===== Data section =====

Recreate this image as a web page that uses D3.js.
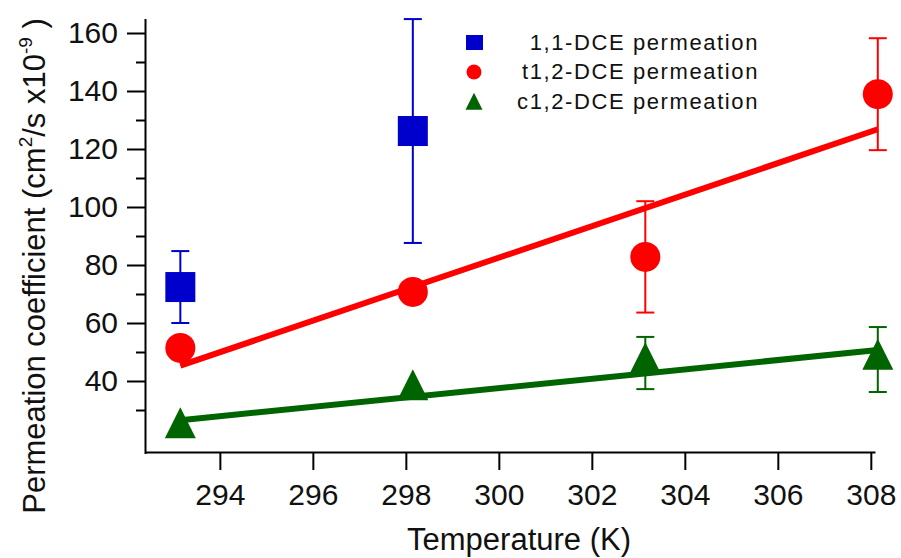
<!DOCTYPE html>
<html lang="en">
  <head>
    <meta charset="UTF-8" />
    <title>Permeation coefficient</title>
    <style>
      body { margin: 0; background: #fff; }
      svg { display: block; font-family: "Liberation Sans", Arial, sans-serif; }
      .axis path, .axis line { stroke: #000; stroke-width: 2; }
      .axis text { fill: #111; font-size: 30px; }
      .fit { fill: none; stroke-width: 6; }
      .err { stroke-width: 2; }
    </style>
  </head>
  <body>
    <script src="https://d3js.org/d3.v7.min.js"></script>
    <script>
      // temperatures (K)
      const temps = [293.15, 298.15, 303.15, 308.15];

      // 1,1-DCE (only two temperatures)
      const dce11Temps = [293.15, 298.15];
      const dce11 = [72.4, 126.2];
      const dce11Err = [12.4, 38.6];

      // t1,2-DCE
      const t12 = [51.4, 70.7, 82.8, 138.9];
      const t12Err = [0, 0, 19.2, 19.3];

      // c1,2-DCE
      const c12 = [23.8, 36.9, 46.2, 47.4];
      const c12Err = [0, 0, 9.0, 11.2];

      // linear fits
      const fitTemps = [293.15, 308.15];
      const t12Fit = [45.3, 126.8];
      const c12Fit = [26.5, 50.7];

      const xTicks = [294, 296, 298, 300, 302, 304, 306, 308];
      const yTicks = [40, 60, 80, 100, 120, 140, 160];
      const yMinor = [30, 50, 70, 90, 110, 130, 150];

      const legendNames = ["1,1-DCE permeation", "t1,2-DCE permeation", "c1,2-DCE permeation"];

      const blue = "#0000cc", red = "#ff0000", green = "#006400";

      const width = 901, height = 558;
      const svg = d3.select("body").append("svg")
        .attr("width", width).attr("height", height);

      const x = d3.scaleLinear().domain([292.39, 308.09]).range([145, 875]);
      const y = d3.scaleLinear().domain([15, 165]).range([453.5, 18.5]);

      // axes
      svg.append("g")
        .attr("class", "axis")
        .attr("transform", "translate(0,452)")
        .call(d3.axisBottom(x).tickValues(xTicks).tickSize(18).tickSizeOuter(0).tickPadding(14).tickFormat(d3.format("d")));

      svg.append("g")
        .attr("class", "axis")
        .attr("transform", "translate(145,0)")
        .call(d3.axisLeft(y).tickValues(yTicks).tickSize(18).tickSizeOuter(0).tickPadding(9).tickFormat(d3.format("d")));

      svg.append("g")
        .attr("class", "axis")
        .attr("transform", "translate(145,0)")
        .call(d3.axisLeft(y).tickValues(yMinor).tickSize(9).tickSizeOuter(0).tickFormat(""))
        .select(".domain").remove();

      // axis titles
      svg.append("text")
        .attr("x", 519).attr("y", 550)
        .attr("text-anchor", "middle")
        .style("font-size", "31px").style("fill", "#111")
        .text("Temperature (K)");

      const yt = svg.append("text")
        .attr("transform", "translate(45,266) rotate(-90)")
        .attr("text-anchor", "middle")
        .style("font-size", "31px").style("fill", "#111");
      yt.append("tspan").text("Permeation coefficient (cm");
      yt.append("tspan").attr("dy", -13).style("font-size", "19px").text("2");
      yt.append("tspan").attr("dy", 13).text("/s x10");
      yt.append("tspan").attr("dy", -13).style("font-size", "19px").text("-9");
      yt.append("tspan").attr("dy", 13).text(" )");

      // fit lines
      const line = d3.line().x(d => x(d[0])).y(d => y(d[1]));
      svg.append("path").attr("class", "fit").attr("stroke", red)
        .attr("d", line(d3.zip(fitTemps, t12Fit)));
      svg.append("path").attr("class", "fit").attr("stroke", green)
        .attr("d", line(d3.zip(fitTemps, c12Fit)));

      function errorBars(xs, vs, es, color) {
        const g = svg.append("g").attr("stroke", color).attr("class", "err");
        xs.forEach((t, i) => {
          if (!es[i]) return;
          const cx = x(t), hi = y(vs[i] + es[i]), lo = y(vs[i] - es[i]);
          g.append("line").attr("x1", cx).attr("x2", cx).attr("y1", hi).attr("y2", lo);
          g.append("line").attr("x1", cx - 9).attr("x2", cx + 9).attr("y1", hi).attr("y2", hi);
          g.append("line").attr("x1", cx - 9).attr("x2", cx + 9).attr("y1", lo).attr("y2", lo);
        });
      }
      errorBars(dce11Temps, dce11, dce11Err, blue);
      errorBars(temps, t12, t12Err, red);
      errorBars(temps, c12, c12Err, green);

      const tri = s => `M0,${-s * 2 / 3}L${s / 2},${s / 3}L${-s / 2},${s / 3}Z`;

      svg.append("g").selectAll("rect").data(d3.zip(dce11Temps, dce11)).join("rect")
        .attr("x", d => x(d[0]) - 15).attr("y", d => y(d[1]) - 15)
        .attr("width", 30).attr("height", 30).attr("fill", blue);

      svg.append("g").selectAll("circle").data(d3.zip(temps, t12)).join("circle")
        .attr("cx", d => x(d[0])).attr("cy", d => y(d[1])).attr("r", 15).attr("fill", red);

      svg.append("g").selectAll("path").data(d3.zip(temps, c12)).join("path")
        .attr("transform", d => `translate(${x(d[0])},${y(d[1])})`)
        .attr("d", tri(31)).attr("fill", green);

      // legend
      const lg = svg.append("g");
      const rows = [43, 72, 102];
      lg.append("rect").attr("x", 466).attr("y", rows[0] - 8).attr("width", 17).attr("height", 15).attr("fill", blue);
      lg.append("circle").attr("cx", 474).attr("cy", rows[1]).attr("r", 7.5).attr("fill", red);
      lg.append("path").attr("transform", `translate(474,${rows[2] + 2})`).attr("d", tri(17)).attr("fill", green);
      lg.selectAll("text").data(legendNames).join("text")
        .attr("x", 759).attr("y", (d, i) => rows[i] + 7)
        .attr("text-anchor", "end")
        .style("font-size", "22px").style("letter-spacing", "1.6px").style("fill", "#111")
        .text(d => d);
    </script>
  </body>
</html>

=====

**Task details:** Everything from the top line of the data down to and including the line with "const temps = [293.15, 298.15, 303.15, 308.15];" is to be copied, except the pictures.

**Reply:**
Recreate this image as a web page that uses D3.js.
<!DOCTYPE html>
<html lang="en">
  <head>
    <meta charset="UTF-8" />
    <title>Permeation coefficient</title>
    <style>
      body { margin: 0; background: #fff; }
      svg { display: block; font-family: "Liberation Sans", Arial, sans-serif; }
      .axis path, .axis line { stroke: #000; stroke-width: 2; }
      .axis text { fill: #111; font-size: 30px; }
      .fit { fill: none; stroke-width: 6; }
      .err { stroke-width: 2; }
    </style>
  </head>
  <body>
    <script src="https://d3js.org/d3.v7.min.js"></script>
    <script>
      // temperatures (K)
      const temps = [293.15, 298.15, 303.15, 308.15];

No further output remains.